The day before yesterday, I read the excerpt below. Mind, you, I read this fellow’s take on the market every day and, mostly, I like what he has to say because it is thoughtful. I don’t always agree with his take, but I give him credit for reasoned thinking.  

  • We’ll give the bulls the benefit of the doubt for now. But, if the Dow closes below the new floor around 16,250 – basically this week’s lows – that’s going to be a punch the market won’t likely walk away from.

The reason I mention the above is that recently, the “analyst” has been suggesting, like many others, the market is top heavy. It seems every time the bears take a decent swing, these folks suggest more bad is coming and what always seem to happen as of late is the market responds with strong buying. Witness what has occurred the last two days in the market. Again, at least as long as the economic data coming in supports it, the reality is that strong selling will be counterpunched with strong buying. It is an up down market because the buying side is strategically waiting for the pullbacks. It is the best of all trading worlds.

Yesterday, I came across the following headline and it made me think about the retail sales report that came out yesterday as well.

  • Retail Sales Move Higher, but Macy’s Layoffs Signal Caution

Macy’s is a department store in transition, no doubt about it, but what brick and mortar department store isn’t? True, these types of retail outlets are losing market share to online retailing, which makes their stores more expensive to operate, which means restructuring. So what? The consumer is still spending money, as seen in the retail sales report that came out yesterday. This is why the notion of the market taking a resounding step backwards is not on target, at least not yet.

Here is another reason a deep fall for the market is not imminent. The excerpt below is directly related to the positive retail sales report and it speaks pointedly to forward economic and market momentum.

  • The Empire Manufacturing Index – one of the more closely watched indicators due to it being a current report – was reported at +12.51 in December. This was well above the consensus for a reading of +3.6, above last month’s +2.2, and the best level seen since May 2012.

It is all getting better out there and that is exactly what ultimately drives the market forward.

  • The World Bank raised its global growth forecasts as the easing of austerity policies in advanced economies supports their recovery, boosting prospects for developing markets’ exports. The Washington-based lender sees the world economy expanding 3.2 percent this year, compared with a June projection of 3 percent and up from 2.4 percent in 2013.

Another sure sign of healthier economic conditions are what the big banks have to say regarding their activities. So far this week, so good.
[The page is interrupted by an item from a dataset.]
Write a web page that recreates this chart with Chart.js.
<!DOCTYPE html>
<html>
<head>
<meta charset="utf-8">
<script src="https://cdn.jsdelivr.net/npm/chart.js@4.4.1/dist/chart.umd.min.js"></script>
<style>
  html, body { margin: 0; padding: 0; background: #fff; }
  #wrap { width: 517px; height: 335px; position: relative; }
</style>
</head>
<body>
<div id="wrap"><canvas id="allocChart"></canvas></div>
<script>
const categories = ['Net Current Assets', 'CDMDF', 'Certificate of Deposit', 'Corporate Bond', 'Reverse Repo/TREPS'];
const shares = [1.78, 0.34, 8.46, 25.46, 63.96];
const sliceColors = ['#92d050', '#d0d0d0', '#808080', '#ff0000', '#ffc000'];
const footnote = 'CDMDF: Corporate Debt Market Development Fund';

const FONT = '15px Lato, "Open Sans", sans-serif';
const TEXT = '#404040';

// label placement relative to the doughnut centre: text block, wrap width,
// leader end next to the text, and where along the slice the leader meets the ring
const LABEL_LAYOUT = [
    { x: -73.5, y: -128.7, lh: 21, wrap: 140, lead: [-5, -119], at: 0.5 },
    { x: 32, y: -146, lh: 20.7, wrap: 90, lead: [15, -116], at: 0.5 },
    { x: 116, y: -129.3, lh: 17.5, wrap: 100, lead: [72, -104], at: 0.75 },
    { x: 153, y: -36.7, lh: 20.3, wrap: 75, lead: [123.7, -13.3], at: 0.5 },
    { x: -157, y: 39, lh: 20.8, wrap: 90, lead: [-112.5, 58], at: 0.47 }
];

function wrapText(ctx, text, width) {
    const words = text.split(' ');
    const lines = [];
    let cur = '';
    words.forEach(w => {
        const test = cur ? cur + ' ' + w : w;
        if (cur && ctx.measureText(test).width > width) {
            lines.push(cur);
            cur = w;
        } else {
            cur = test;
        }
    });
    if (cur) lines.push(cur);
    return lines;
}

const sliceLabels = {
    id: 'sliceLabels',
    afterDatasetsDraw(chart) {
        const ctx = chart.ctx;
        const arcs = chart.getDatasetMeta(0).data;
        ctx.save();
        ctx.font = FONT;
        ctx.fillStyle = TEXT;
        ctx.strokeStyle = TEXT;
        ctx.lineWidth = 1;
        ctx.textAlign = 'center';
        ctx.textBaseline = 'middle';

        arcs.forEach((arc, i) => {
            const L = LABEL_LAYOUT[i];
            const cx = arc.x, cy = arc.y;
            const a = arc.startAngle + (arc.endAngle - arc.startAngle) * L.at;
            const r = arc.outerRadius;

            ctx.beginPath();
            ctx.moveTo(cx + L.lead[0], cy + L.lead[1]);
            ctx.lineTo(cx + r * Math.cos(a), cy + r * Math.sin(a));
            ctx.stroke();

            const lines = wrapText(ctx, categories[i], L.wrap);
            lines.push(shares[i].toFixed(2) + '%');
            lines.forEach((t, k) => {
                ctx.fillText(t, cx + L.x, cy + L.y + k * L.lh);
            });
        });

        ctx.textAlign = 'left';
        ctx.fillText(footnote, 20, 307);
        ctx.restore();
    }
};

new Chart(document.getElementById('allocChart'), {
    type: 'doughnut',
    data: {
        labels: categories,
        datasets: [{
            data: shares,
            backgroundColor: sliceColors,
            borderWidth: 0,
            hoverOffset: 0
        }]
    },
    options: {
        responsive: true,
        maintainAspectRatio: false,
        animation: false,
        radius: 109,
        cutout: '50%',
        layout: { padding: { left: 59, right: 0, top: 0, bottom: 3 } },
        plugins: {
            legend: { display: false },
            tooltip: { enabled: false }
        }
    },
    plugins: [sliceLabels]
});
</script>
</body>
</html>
  • Bank of America Corp., the second-biggest U.S. lender, said fourth-quarter profit more than quadrupled as the company quelled claims tied to defective mortgages. The results beat Wall Street estimates.
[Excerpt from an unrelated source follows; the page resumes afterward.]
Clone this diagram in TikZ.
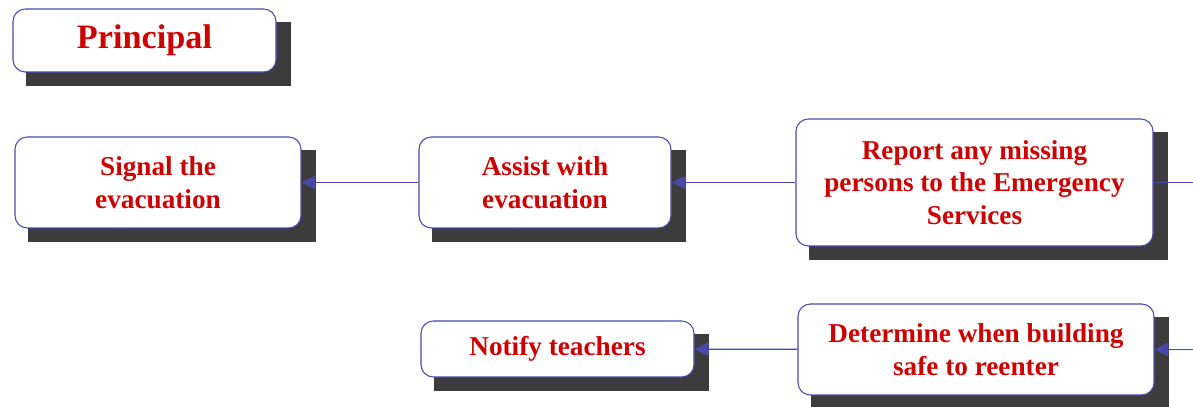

Sure, showing a huge profit is good for the market, but what is more important is the fact that BofA is finally tidying up all the messiness from its, how shall I say it, less than honorable activities during the greed-driven era of the mid-2000s. As it does so, it will mean more money for investing, and since the new financial regulations prohibit much of the investing activity that got it in to trouble, the best course available to make more money is lending money. In short, acting like a bank is good for the economy and, ultimately, the market.